Sunny days and snowy conditions provide the perfect conditions for these seeds to germinate – without any attention from me (except taking these pictures, of course) Brrrrrr…..
When the daily high temperature is consistently above 50 degrees, check your jugs for growth.
When the seedlings have more than 2 sets of leaves, open the jugs to prepare for planting in their new home – and to protect them from getting too hot. You may want to move the jugs to a part shade area if you don’t intend to transplant right away.
As your seedlings are growing and your jugs are open, make sure they are getting adequate moisture. You can tell by lifting each jug. If the jug is light, it needs water. If the plants are wilted, they need water NOW.
You can water with a wand, watering can, or a sprinkler. I like to water really small seedlings from the bottom. I have a few pans that are about 2 inches deep.
I fill them with water and put the jugs in the water for about ½ hour.
Look at those nice, white roots! If they’re too crowded in the jug, you can cut “brownie slice” sections and transplant them directly into the ground or in larger pots to give away or trade.
You may end up with “too many” plants. Seed swaps and giveaways are a fun way to meet new friends and strengthen your native plant community! You can never have too many native plants!

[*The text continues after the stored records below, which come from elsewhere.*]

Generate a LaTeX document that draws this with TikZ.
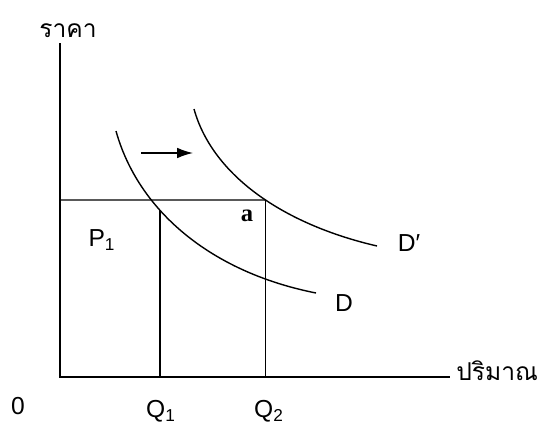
\documentclass[tikz,border=0pt]{standalone}
\usepackage{fontspec}
\setmainfont{Liberation Sans}
\newfontfamily\thaifont[Script=Thai]{Loma}
\newfontfamily\boldserif{Liberation Serif}
\usetikzlibrary{arrows.meta,intersections}

\begin{document}
\begin{tikzpicture}[x=0.02cm, y=-0.02cm,
  every node/.style={font=\fontsize{14}{16}\selectfont, inner sep=0pt},
  axisline/.style={line width=1.7pt},
  curveline/.style={line width=0.8pt},
  guideline/.style={line width=0.8pt},
  shiftarrow/.style={-{Latex[length=9pt,width=6pt]}, line width=0.8pt}]
  \useasboundingbox (0,0) rectangle (542,423);
  % axes
  \coordinate (O) at (60,377);
  \coordinate (ytop) at (60,43);
  \coordinate (xend) at (450,377);
  \draw[axisline] (ytop) -- (O) -- (xend);
  \node[anchor=south] (price) at (68,38) {\thaifont ราคา};
  \node[anchor=west] (qty) at (456,371) {\thaifont ปริมาณ};
  \node (zero) at (18,406) {0};
  % demand curves D and D'
  \draw[curveline, name path=D] (116,131) .. controls (138,210) and (210,272) .. (316,293);
  \draw[curveline, name path=Dp] (194,109) .. controls (213,177) and (286,225) .. (377,246);
  \node (Dlab) at (344,303) {D};
  \node (Dplab) at (409,243) {D′};
  % shift of demand
  \coordinate (arrstart) at (141,153);
  \coordinate (arrend) at (193,153);
  \draw[shiftarrow] (arrstart) -- (arrend);
  % price line and quantities
  \coordinate (P1left) at (60,200);
  \path[name path=pline] (P1left) -- (450,200);
  \path[name intersections={of=pline and Dp, by=Atop}];
  \path[name path=qoneline] (160,0) -- (160,377);
  \path[name intersections={of=qoneline and D, by=Qtop}];
  \draw[guideline] (P1left) -- (Atop);
  \draw[guideline] (Atop) -- (Atop |- O);
  \draw[guideline] (Qtop) -- (Qtop |- O);
  \node (P1) at (102,240) {P\textsubscript{1}};
  \node (alab) at (247,216) {\boldserif\bfseries a};
  \node[anchor=north] (Q1) at (161,400) {Q\textsubscript{1}};
  \node[anchor=north] (Q2) at (269,400) {Q\textsubscript{2}};
\end{tikzpicture}
\end{document}
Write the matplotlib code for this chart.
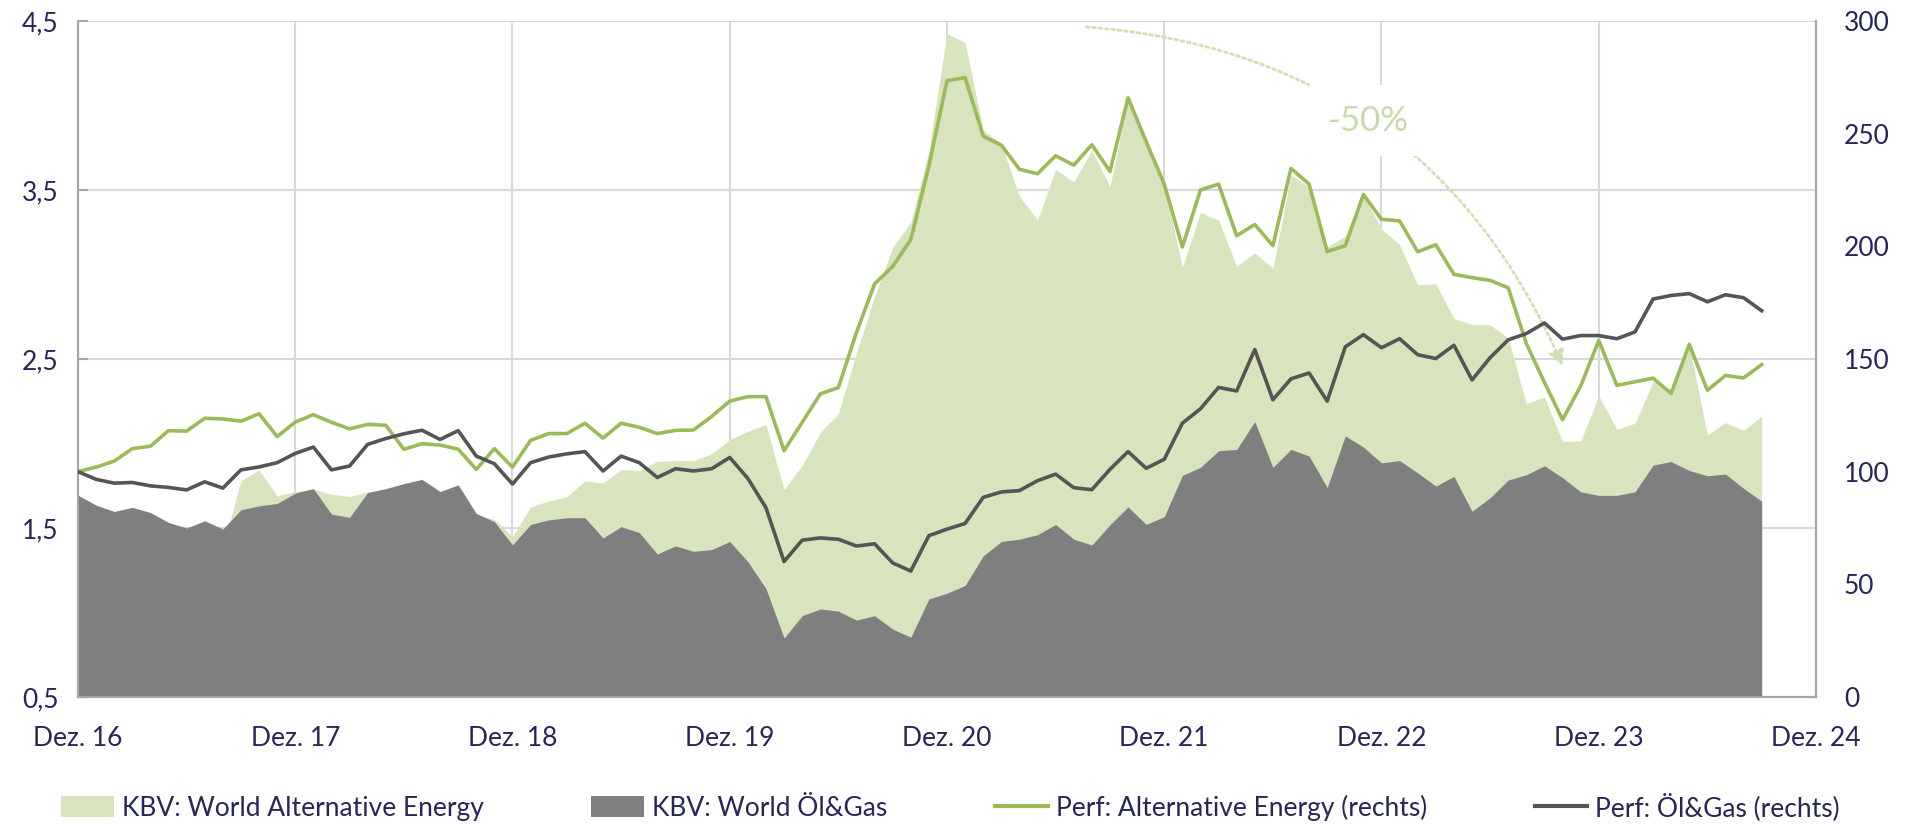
import numpy as np
import matplotlib
matplotlib.use("Agg")
import matplotlib.pyplot as plt
from matplotlib.patches import Patch
from matplotlib.lines import Line2D
from matplotlib.ticker import FuncFormatter

plt.rcParams["font.family"] = ["Lato", "DejaVu Sans"]

# monthly values, Dez. 16 .. Sep. 24
kbv_alt = [1.60, 1.56, 1.52, 1.55, 1.51, 1.46, 1.43, 1.47, 1.38, 1.78, 1.843, 1.69, 1.716,
           1.73, 1.70, 1.686, 1.714, 1.70, 1.72, 1.72, 1.68, 1.66, 1.58, 1.55, 1.45,
           1.625, 1.66, 1.686, 1.779, 1.766, 1.846, 1.840, 1.894, 1.899, 1.899, 1.939, 2.024,
           2.072, 2.112, 1.726, 1.872, 2.064, 2.178, 2.537, 2.870, 3.162, 3.309, 3.734, 4.426,
           4.372, 3.854, 3.77, 3.463, 3.322, 3.622, 3.548, 3.734, 3.521, 4.04, 3.787, 3.521,
           3.043, 3.367, 3.322, 3.048, 3.128, 3.037, 3.588, 3.521, 3.162, 3.229, 3.468, 3.27,
           3.176, 2.939, 2.945, 2.739, 2.704, 2.702, 2.624, 2.235, 2.277, 2.011, 2.015, 2.282,
           2.084, 2.120, 2.366, 2.319, 2.582, 2.050, 2.124, 2.078, 2.162]

kbv_oil = [1.694, 1.635, 1.598, 1.622, 1.592, 1.533, 1.50, 1.543, 1.494, 1.608, 1.631, 1.645, 1.706,
           1.733, 1.582, 1.563, 1.71, 1.733, 1.763, 1.788, 1.716, 1.755, 1.586, 1.537, 1.40,
           1.521, 1.548, 1.561, 1.561, 1.441, 1.508, 1.473, 1.346, 1.394, 1.362, 1.372, 1.420,
           1.301, 1.141, 0.849, 0.981, 1.021, 1.008, 0.955, 0.981, 0.902, 0.854, 1.080, 1.114,
           1.160, 1.335, 1.420, 1.434, 1.460, 1.521, 1.434, 1.399, 1.519, 1.625, 1.521, 1.567,
           1.811, 1.859, 1.957, 1.965, 2.130, 1.859, 1.965, 1.926, 1.739, 2.045, 1.979, 1.885,
           1.899, 1.826, 1.748, 1.805, 1.599, 1.679, 1.784, 1.815, 1.868, 1.798, 1.714, 1.693,
           1.693, 1.714, 1.872, 1.893, 1.840, 1.809, 1.819, 1.735, 1.658]

perf_alt = [100, 102, 104.7, 110.2, 111.3, 118.2, 118, 123.7, 123.4, 122.4, 125.7, 115.6, 122,
            125.3, 121.9, 119, 121, 120.6, 109.9, 112.4, 111.8, 110, 101, 110.2, 102,
            113.9, 116.9, 116.9, 121.5, 114.9, 121.5, 119.7, 116.9, 118.3, 118.5, 124.5, 131.3,
            133.3, 133.3, 109.3, 121.9, 134.5, 137.3, 161.8, 183.3, 191.1, 203, 235.6, 273.5,
            274.9, 248.9, 244.9, 234.2, 232.2, 240.2, 236, 245.1, 233.2, 265.9, 246.5, 227.6,
            199.7, 225, 227.6, 204.7, 209.7, 200.3, 234.6, 227.6, 197.7, 200.3, 223, 212,
            211.3, 197.6, 200.7, 187.6, 186.1, 184.9, 181.6, 156.9, 139.6, 123.1, 138, 158.2,
            138.3, 139.9, 141.5, 134.7, 156.5, 136.1, 142.7, 141.6, 147.5]

perf_oil = [100, 96.6, 94.9, 95.2, 93.7, 93, 91.9, 95.5, 92.7, 100.8, 102.1, 104, 108.1,
            110.9, 100.8, 102.5, 112.1, 114.7, 116.8, 118.4, 114.3, 118.2, 106.9, 103.5, 94.5,
            104, 106.5, 107.9, 108.9, 100.3, 106.9, 104, 97.4, 101.3, 100.3, 101.3, 106.3,
            97, 84, 60.1, 69.6, 70.6, 70, 67, 68, 59.5, 55.9, 71.6, 74.5,
            77, 88.6, 91, 91.6, 96, 98.9, 92.9, 92, 101, 108.9, 101.5, 105.5,
            121.5, 127.9, 137.4, 135.8, 154.2, 131.9, 141.2, 143.8, 131.3, 155.4, 160.8, 155,
            159, 151.9, 150.2, 156.1, 140.7, 150.6, 158.5, 161.3, 166, 158.8, 160.4, 160.4,
            159, 162, 176.6, 178.2, 179, 175.4, 178.5, 177.2, 171.4]

year_labels = ["Dez. 16", "Dez. 17", "Dez. 18", "Dez. 19", "Dez. 20",
               "Dez. 21", "Dez. 22", "Dez. 23", "Dez. 24"]

NAVY = "#262658"
LIGHT = "#d7e4bd"
GREY = "#7f7f7f"
GREEN = "#9bbb59"
DARK = "#555555"
GRID = "#d9d9d9"
SPINE = "#a6a6a6"
FS = 19

months = np.arange(len(kbv_alt))

fig = plt.figure(figsize=(19.08, 8.24), dpi=100)
ax = fig.add_axes([78 / 1908, 1 - 697 / 824, (1816 - 78) / 1908, (697 - 21) / 824])

ax.fill_between(months, 0.5, kbv_alt, color=LIGHT, lw=0, zorder=2)
ax.fill_between(months, 0.5, kbv_oil, color=GREY, lw=0, zorder=3)

ax.set_xlim(0, 96)
ax.set_ylim(0.5, 4.5)
ax.set_xticks(np.arange(0, 97, 12))
ax.set_xticklabels(year_labels)
ax.set_yticks([0.5, 1.5, 2.5, 3.5, 4.5])
ax.yaxis.set_major_formatter(FuncFormatter(lambda v, p: f"{v:.1f}".replace(".", ",")))
ax.grid(True, color=GRID, lw=1.5, zorder=0)
ax.set_axisbelow(True)
ax.tick_params(axis="x", direction="in", length=7, color=SPINE, width=1.5,
               labelsize=FS, labelcolor=NAVY, pad=21)
ax.tick_params(axis="y", direction="in", length=7, color=SPINE, width=1.5,
               labelsize=FS, labelcolor=NAVY, pad=14)
ax.spines["top"].set_visible(False)
for s in ["left", "bottom", "right"]:
    ax.spines[s].set_color(SPINE)
    ax.spines[s].set_linewidth(1.5)

ax2 = ax.twinx()
ax2.plot(months, perf_alt, color=GREEN, lw=2.6, zorder=5)
ax2.plot(months, perf_oil, color=DARK, lw=2.6, zorder=5)
ax2.set_ylim(0, 300)
ax2.set_yticks(np.arange(0, 301, 50))
ax2.tick_params(axis="y", direction="in", length=0, labelsize=FS, labelcolor=NAVY, pad=20)
ax2.spines["top"].set_visible(False)
for s in ["left", "bottom", "right"]:
    ax2.spines[s].set_color(SPINE)
    ax2.spines[s].set_linewidth(1.5)

# -50% annotation
ARC = "#cfdfae"
ax.annotate("", xy=(82.0, 2.46), xytext=(55.7, 4.465),
            arrowprops=dict(arrowstyle="-|>,head_length=0.9,head_width=0.45",
                            color=ARC, lw=2, linestyle=(0, (1, 1.3)),
                            connectionstyle="arc3,rad=-0.3",
                            shrinkA=0, shrinkB=0),
            zorder=6)
ax.text(71.3, 3.91, "-50%", fontsize=25, color="#c8dba6",
        ha="center", va="center", zorder=7,
        bbox=dict(facecolor="white", edgecolor="none", pad=14))

handles = [Patch(facecolor=LIGHT, edgecolor="none"),
           Patch(facecolor=GREY, edgecolor="none"),
           Line2D([], [], color=GREEN, lw=3),
           Line2D([], [], color=DARK, lw=3)]
labels = ["KBV: World Alternative Energy", "KBV: World Öl&Gas",
          "Perf: Alternative Energy (rechts)", "Perf: Öl&Gas (rechts)"]
fig.legend(handles, labels, loc="center", ncol=4, mode="expand",
           bbox_to_anchor=(61 / 1908, 0.006, (1840 - 61) / 1908, 0.03),
           frameon=False, fontsize=FS, labelcolor=NAVY, handlelength=2.0,
           handleheight=0.8, handletextpad=0.3, borderpad=0, borderaxespad=0)

fig.savefig("out.png", dpi=100)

Note: Beware of wildflower mixes. Please read the label carefully to see what species are included. They may not be native to your area. The Sourland Mountain is in the Northern Piedmont ecoregion. While some plants grow naturally in multiple ecoregions, others do not. If you plant something outside its native ecoregion, it may not have the conditions it needs to thrive; it may not support native wildlife; it may even be invasive! Checking a website like wildflower.org or bonap.org (The Biota of North America Program) could be really useful in determining which plants are native to your landscape.